Therefore, we implemented a version of the original proposed SVM called Least Squares Support Vector Machine (LS-SVM). The LS-SVMs reformulated the original problem such that it boils down to solving a system of linear equations. For this kind of problem many highly parallel algorithms and implementations are known. We decided to use the Conjugate Gradient (CG) to solve the system of linear equations.

Since one of our main goals was performance, we parallelized the implicit matrix-vector multiplication inside the CG algorithm. To do so, we use multiple different frameworks to be able to target a broad variety of different hardware platforms. The currently available frameworks (also called backends in our PLSSVM implementation) are:

Getting Started

Dependencies

General dependencies:

  • a C++17 capable compiler (e.g. gcc or clang)
  • CMake 3.21 or newer
  • cxxopts ≥ v3.0.0, fast_float, {fmt} ≥ v8.1.1, and igor (all four are automatically build during the CMake configuration if they couldn't be found using the respective find_package call)
  • GoogleTest ≥ v1.11.0 if testing is enabled (automatically build during the CMake configuration if find_package(GTest) wasn't successful)
  • doxygen if documentation generation is enabled
  • Pybind11 ≥ v2.10.3 if Python bindings are enabled
  • OpenMP 4.0 or newer (optional) to speed-up library utilities (like file parsing)
  • multiple Python modules used in the utility scripts, to install all modules use pip install --user -r install/python_requirements.txt

Additional dependencies for the OpenMP backend:

  • compiler with OpenMP support

Additional dependencies for the CUDA backend:

Additional dependencies for the HIP backend:

Additional dependencies for the OpenCL backend:

  • OpenCL runtime and header files

Additional dependencies for the SYCL backend:

  • the code must be compiled with a SYCL capable compiler; currently tested with DPC++ and hipSYCL

Additional dependencies if PLSSVM_ENABLE_TESTING and PLSSVM_GENERATE_TEST_FILE are both set to ON:

Building

Building the library can be done using the normal CMake approach:

git clone https://github.com/SC-SGS/PLSSVM.git
cd PLSSVM
mkdir build && cd build
cmake -DPLSSVM_TARGET_PLATFORMS="..." [optional_options] ..
cmake --build . -j

Target Platform Selection

The CMake option PLSSVM_TARGET_PLATFORMS is used to determine for which targets the backends should be compiled. Valid targets are:

  • cpu: compile for the CPU; an optional architectural specifications is allowed but only used when compiling with DPC++, e.g., cpu:avx2
  • nvidia: compile for NVIDIA GPUs; at least one architectural specification is necessary, e.g., nvidia:sm_86,sm_70
  • amd: compile for AMD GPUs; at least one architectural specification is necessary, e.g., amd:gfx906
  • intel: compile for Intel GPUs; at least one architectural specification is necessary, e.g., intel:skl

At least one of the above targets must be present. If the option PLSSVM_TARGET_PLATFORMS is not present, the targets are automatically determined using the Python3 utility_scripts/plssvm_target_platforms.py script (required Python3 dependencies: argparse, py-cpuinfo, GPUtil, pyamdgpuinfo, and pylspci).

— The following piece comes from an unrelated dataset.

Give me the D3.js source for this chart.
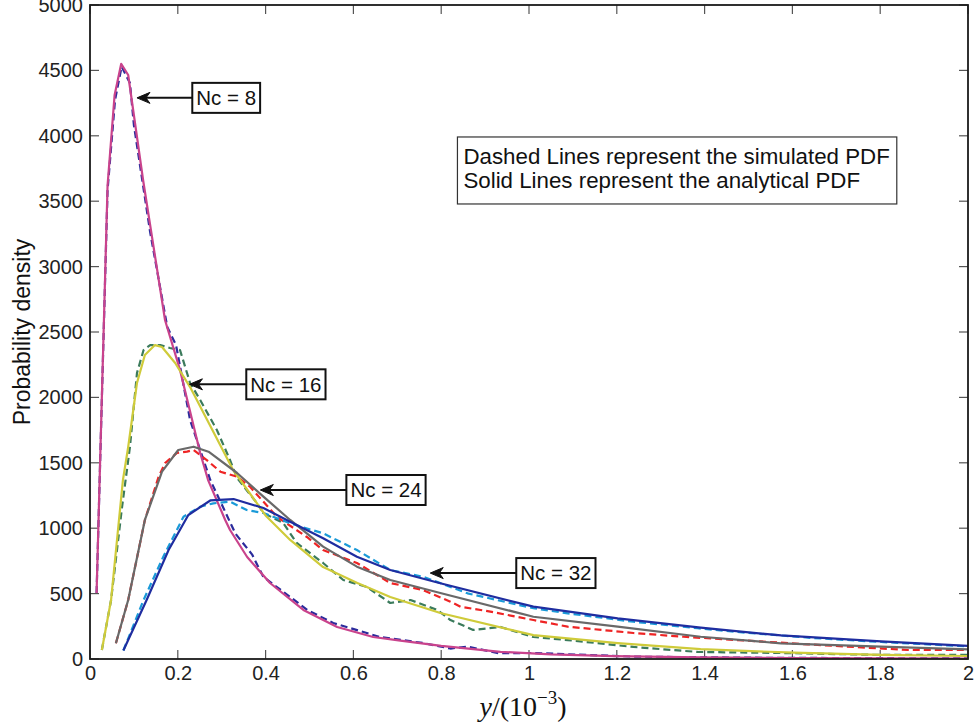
<!DOCTYPE html>
<html><head><meta charset="utf-8">
<script src="https://cdn.jsdelivr.net/npm/d3@7"></script>
<style>body{margin:0;background:#fff}svg{display:block}</style>
</head><body><svg id="c" width="980" height="728"></svg>
<script>
// ---------- data ----------
const xTicks = [0,0.2,0.4,0.6,0.8,1,1.2,1.4,1.6,1.8,2];
const xTickLabels = ["0","0.2","0.4","0.6","0.8","1","1.2","1.4","1.6","1.8","2"];
const yTicks = [0,500,1000,1500,2000,2500,3000,3500,4000,4500,5000];
const yTickLabels = ["0","500","1000","1500","2000","2500","3000","3500","4000","4500","5000"];

// Nc = 8
const nc8AnaX = [0.015,0.040,0.056,0.071,0.087,0.121,0.171,0.205,0.251,0.269,0.308,0.319,0.358,0.410,0.486,0.563,0.645,0.707,0.800,0.935,1.050,1.193,1.391,1.600,2.0];
const nc8AnaY = [505,3620,4310,4550,4465,3660,2590,2210,1575,1368,1063,986,780,581,375,245,168,140,100,55,35,22,12,7,3];
const nc8SimX = [0.015,0.040,0.057,0.072,0.091,0.100,0.119,0.137,0.176,0.196,0.228,0.274,0.290,0.331,0.369,0.395,0.456,0.495,0.554,0.661,0.759,0.821,0.860,0.930,1.010,1.238,1.500,2.0];
const nc8SimY = [505,3585,4273,4528,4403,4082,3662,3264,2538,2400,1827,1368,1254,960,800,627,474,375,275,168,122,80,95,45,46,18,10,4];
// Nc = 16
const nc16AnaX = [0.027,0.048,0.075,0.087,0.107,0.125,0.148,0.164,0.194,0.228,0.267,0.326,0.401,0.456,0.531,0.609,0.684,0.798,1.010,1.202,1.391,1.603,1.802,2.0];
const nc16AnaY = [69,451,1368,1621,2110,2324,2400,2385,2263,2079,1827,1445,1093,910,703,581,474,352,183,122,75,48,31,23];
const nc16SimX = [0.027,0.048,0.073,0.091,0.107,0.122,0.137,0.160,0.182,0.205,0.228,0.251,0.289,0.319,0.335,0.380,0.395,0.440,0.471,0.531,0.577,0.631,0.684,0.730,0.791,0.821,0.873,0.935,1.010,1.088,1.238,1.384,1.574,1.802,2.0];
const nc16SimY = [69,451,1162,1621,2186,2362,2400,2400,2378,2362,2110,1980,1751,1521,1384,1193,1116,1040,887,734,604,550,428,451,375,298,222,245,168,145,92,54,46,31,31];
// Nc = 24
const nc24AnaX = [0.059,0.087,0.125,0.164,0.201,0.236,0.270,0.335,0.395,0.456,0.531,0.608,0.684,0.798,1.010,1.202,1.391,1.574,1.802,2.0];
const nc24AnaY = [120,451,1063,1432,1598,1623,1585,1422,1241,1063,859,706,604,505,323,247,170,120,94,74];
const nc24SimX = [0.059,0.087,0.125,0.156,0.171,0.198,0.221,0.236,0.266,0.297,0.335,0.365,0.426,0.494,0.531,0.608,0.684,0.759,0.821,0.844,0.912,1.010,1.088,1.238,1.352,1.635,1.863,2.0];
const nc24SimY = [120,451,1063,1391,1498,1575,1585,1598,1521,1432,1394,1315,1086,933,833,734,581,527,438,400,362,298,247,199,170,112,69,69];
// Nc = 32
const nc32AnaX = [0.076,0.129,0.179,0.224,0.274,0.327,0.395,0.456,0.531,0.608,0.684,0.798,1.010,1.202,1.391,1.574,1.802,2.0];
const nc32AnaY = [65,451,833,1101,1212,1223,1154,1050,923,782,680,579,400,311,240,180,135,100];
const nc32SimX = [0.076,0.122,0.167,0.213,0.251,0.281,0.319,0.357,0.395,0.456,0.531,0.608,0.684,0.759,0.860,1.010,1.088,1.238,1.384,1.498,1.649,1.802,2.0];
const nc32SimY = [65,451,782,1088,1164,1190,1203,1139,1116,1037,961,833,680,629,502,388,349,285,235,200,160,130,96];

const seriesNames = ["Nc8 sim","Nc16 sim","Nc24 sim","Nc32 sim","Nc8 ana","Nc16 ana","Nc24 ana","Nc32 ana"];
const seriesX = [nc8SimX,nc16SimX,nc24SimX,nc32SimX,nc8AnaX,nc16AnaX,nc24AnaX,nc32AnaX];
const seriesY = [nc8SimY,nc16SimY,nc24SimY,nc32SimY,nc8AnaY,nc16AnaY,nc24AnaY,nc32AnaY];
const seriesColors = ["#2b2b9c","#3b7b5c","#ee2424","#1a9ad8","#c9438c","#cfcb3a","#696969","#1f2da0"];
const seriesDashed = [true,true,true,true,false,false,false,false];

const annotTexts = ["Nc = 8","Nc = 16","Nc = 24","Nc = 32"];
const annotTipX = [0.107,0.2265,0.388,0.775];
const annotTipY = [4290,2100,1292,657];
const annotBoxX = [0.233,0.356,0.584,0.971];

const noteLines = ["Dashed Lines represent the simulated PDF","Solid Lines represent the analytical PDF"];
const noteX = 0.837, noteTopY = 3991;

// ---------- layout ----------
const L = 90, R = 968, T = 5, B = 659;
const svg = d3.select("#c");
const x = d3.scaleLinear().domain([0,2]).range([L,R]);
const y = d3.scaleLinear().domain([0,5000]).range([B,T]);
const sans = "'Liberation Sans', Arial, Helvetica, sans-serif";

svg.append("rect").attr("width",980).attr("height",728).attr("fill","#fff");

svg.append("defs").append("clipPath").attr("id","clip")
  .append("rect").attr("x",L).attr("y",T).attr("width",R-L).attr("height",B-T);

// ticks (all four sides, inward)
const tk = 9, tickCol = "#555";
const gT = svg.append("g").attr("stroke",tickCol).attr("stroke-width",1.2);
xTicks.forEach(v => {
  gT.append("line").attr("x1",x(v)).attr("x2",x(v)).attr("y1",B).attr("y2",B-tk);
  gT.append("line").attr("x1",x(v)).attr("x2",x(v)).attr("y1",T).attr("y2",T+tk);
});
yTicks.forEach(v => {
  gT.append("line").attr("x1",L).attr("x2",L+tk).attr("y1",y(v)).attr("y2",y(v));
  gT.append("line").attr("x1",R).attr("x2",R-tk).attr("y1",y(v)).attr("y2",y(v));
});

// bottom / left axes labels via d3 axes
const xAxis = d3.axisBottom(x).tickValues(xTicks).tickFormat((d,i)=>xTickLabels[i]).tickSize(0).tickPadding(7);
const gx = svg.append("g").attr("transform",`translate(0,${B})`).call(xAxis);
gx.select(".domain").remove();
gx.selectAll("text").attr("font-family",sans).attr("font-size",20).attr("fill","#222");

const yAxis = d3.axisLeft(y).tickValues(yTicks).tickFormat((d,i)=>yTickLabels[i]).tickSize(0).tickPadding(7);
const gy = svg.append("g").attr("transform",`translate(${L},0)`).call(yAxis);
gy.select(".domain").remove();
gy.selectAll("text").attr("font-family",sans).attr("font-size",20).attr("fill","#222");

// curves
const line = d3.line().x(d=>x(d[0])).y(d=>y(d[1]));
const gc = svg.append("g").attr("clip-path","url(#clip)");
seriesX.forEach((xs,i) => {
  const pts = xs.map((v,j)=>[v, seriesY[i][j]]);
  gc.append("path").datum(pts).attr("d",line)
    .attr("fill","none").attr("stroke",seriesColors[i]).attr("stroke-width",2.2)
    .attr("stroke-linejoin","round")
    .attr("stroke-dasharray",seriesDashed[i] ? "7,4" : null)
    .attr("data-name",seriesNames[i]);
});

// frame
svg.append("rect").attr("x",L).attr("y",T).attr("width",R-L).attr("height",B-T)
  .attr("fill","none").attr("stroke","#1a1a1a").attr("stroke-width",1.8);

// annotations
annotTexts.forEach((t,i) => {
  const tx = x(annotTipX[i]), ty = y(annotTipY[i]);
  const bx = x(annotBoxX[i]);
  const g = svg.append("g");
  const txt = g.append("text").attr("font-family",sans).attr("font-size",20.5).attr("fill","#111")
    .attr("x",bx+4).attr("y",ty).attr("dy","0.36em").text(t);
  const w = txt.node().getComputedTextLength();
  g.insert("rect","text").attr("x",bx).attr("y",ty-15).attr("width",w+8).attr("height",30)
    .attr("fill","#fff").attr("stroke","#111").attr("stroke-width",2);
  g.append("line").attr("x1",bx).attr("y1",ty).attr("x2",tx+9).attr("y2",ty)
    .attr("stroke","#111").attr("stroke-width",2);
  g.append("path").attr("d",`M${tx},${ty} L${tx+13},${ty-5.5} L${tx+9},${ty} L${tx+13},${ty+5.5} Z`)
    .attr("fill","#111").attr("stroke","#111").attr("stroke-width",1);
});

// note box
const nx = x(noteX), ny = y(noteTopY);
const gn = svg.append("g");
const nt = noteLines.map((s,i)=> gn.append("text").attr("font-family",sans).attr("font-size",22.3).attr("fill","#111")
  .attr("x",nx+6).attr("y",ny+27+i*24).text(s));
const nw = d3.max(nt, t=>t.node().getComputedTextLength());
gn.insert("rect","text").attr("x",nx).attr("y",ny).attr("width",nw+13).attr("height",67)
  .attr("fill","#fff").attr("stroke","#333").attr("stroke-width",1.2);

// axis titles
svg.append("text").attr("transform",`translate(30,${(T+B)/2}) rotate(-90)`)
  .attr("text-anchor","middle").attr("font-family",sans).attr("font-size",23).attr("fill","#111")
  .text("Probability density");

const xl = svg.append("text").attr("x",x(1)-6).attr("y",716).attr("text-anchor","middle")
  .attr("font-family","'Liberation Serif','DejaVu Serif',serif").attr("font-size",28).attr("fill","#111");
xl.append("tspan").attr("font-style","italic").text("y");
xl.append("tspan").text("/(10");
xl.append("tspan").attr("font-size",19).attr("dy",-12).text("\u22123");
xl.append("tspan").attr("dy",12).text(")");
</script></body></html>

Note that when using DPC++ only a single architectural specification for cpu, nvidia or amd is allowed.

python3 utility_scripts/plssvm_target_platforms.py --help
usage: plssvm_target_platforms.py [-h] [--quiet]
optional arguments:
-h, --help show this help message and exit
--quiet only output the final PLSSVM_TARGET_PLATFORMS string

Example invocation:

python3 utility_scripts/plssvm_target_platforms.py
Intel(R) Core(TM) i9-10980XE CPU @ 3.00GHz: {'avx512': True, 'avx2': True, 'avx': True, 'sse4_2': True}
Found 1 NVIDIA GPU(s):
1x NVIDIA GeForce RTX 3080: sm_86
Possible -DPLSSVM_TARGET_PLATFORMS entries:
cpu:avx512;nvidia:sm_86

or with the --quiet flag given:

python3 utility_scripts/plssvm_target_platforms.py --quiet
cpu:avx512;intel:dg1

If the architectural information for the requested GPU could not be retrieved, one option would be to have a look at:

Optional CMake Options

The [optional_options] can be one or multiple of:

  • PLSSVM_ENABLE_OPENMP_BACKEND=ON|OFF|AUTO (default: AUTO):
    • ON: check for the OpenMP backend and fail if not available
    • AUTO: check for the OpenMP backend but do not fail if not available
    • OFF: do not check for the OpenMP backend
  • PLSSVM_ENABLE_CUDA_BACKEND=ON|OFF|AUTO (default: AUTO):
    • ON: check for the CUDA backend and fail if not available
    • AUTO: check for the CUDA backend but do not fail if not available
    • OFF: do not check for the CUDA backend
  • PLSSVM_ENABLE_HIP_BACKEND=ON|OFF|AUTO (default: AUTO):
    • ON: check for the HIP backend and fail if not available
    • AUTO: check for the HIP backend but do not fail if not available
    • OFF: do not check for the HIP backend
  • PLSSVM_ENABLE_OPENCL_BACKEND=ON|OFF|AUTO (default: AUTO):
    • ON: check for the OpenCL backend and fail if not available
    • AUTO: check for the OpenCL backend but do not fail if not available
    • OFF: do not check for the OpenCL backend
  • PLSSVM_ENABLE_SYCL_BACKEND=ON|OFF|AUTO (default: AUTO):
    • ON: check for the SYCL backend and fail if not available
    • AUTO: check for the SYCL backend but do not fail if not available
    • OFF: do not check for the SYCL backend

Attention: at least one backend must be enabled and available!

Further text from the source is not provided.